Multiple parents: The d3 library is not built to handle hierarchical graphs – graphs that are almost trees but have instances where a single node has multiple parents. As far as I can tell, this challenge has not yet been solved by anyone (at least, not anyone who has posted the solution online), and the kind of d3 hacking involved is frankly beyond my JavaScript and d3 capabilities. All discussion centers around making the d3 force layout (which can handle multiple parents) mimic the tree layout (which cannot). I tried this method, but the result is simply not as good as the tree layout, and the physics of the force layout add a lot of bugs into how the force-tree moves.
Losing children in breadcrumb mode: This happens fairly regularly but I’ve not been able to isolate what causes it to happen.

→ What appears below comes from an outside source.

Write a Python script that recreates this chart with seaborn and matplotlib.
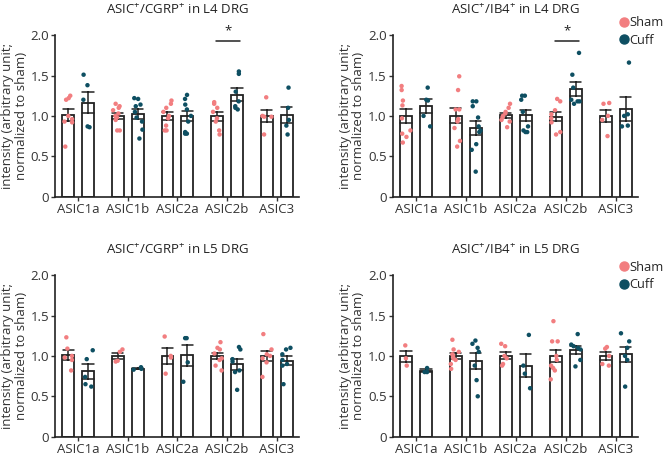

When in “breadcrumb” mode, a user should be able to re-expand nodes by clicking on them, but sometimes this doesn’t work – d3 loses the stored children nodes at some point.
Window resizing: Minor, but the Phylet website is responsive and dynamically resizes the svg element with the window size; however, the d3 visualization does not resize, which causes the site to look very messy if it’s not exactly the right size. I didn’t attempt to fix this, as I think Gabe has been working on the website look & feel, and didn’t want to fix a problem that may no longer be relevant.
Space concerns: Not as much of a problem for the research functionality, so it was a low priority and ended up never getting fixed, but the visualization would be fairly unwieldy for a general audience. The visualization requires a lot of space to open fully – there are just too many nodes in a lot of these databases – but I couldn’t find a solution that made Phylet less overwhelming, visually, without impeding its usability for a researcher. I coded, but did not implement, two potential solutions: artificially limiting the number of children a node can have, and creating an additional “load more” node that, upon being clicked, would load n number of nodes more.
Speed concerns: Opening a node with a lot of children takes about 5-10 seconds, which is a pretty big lag if you don’t know what’s going on. I don’t know how fixable this is.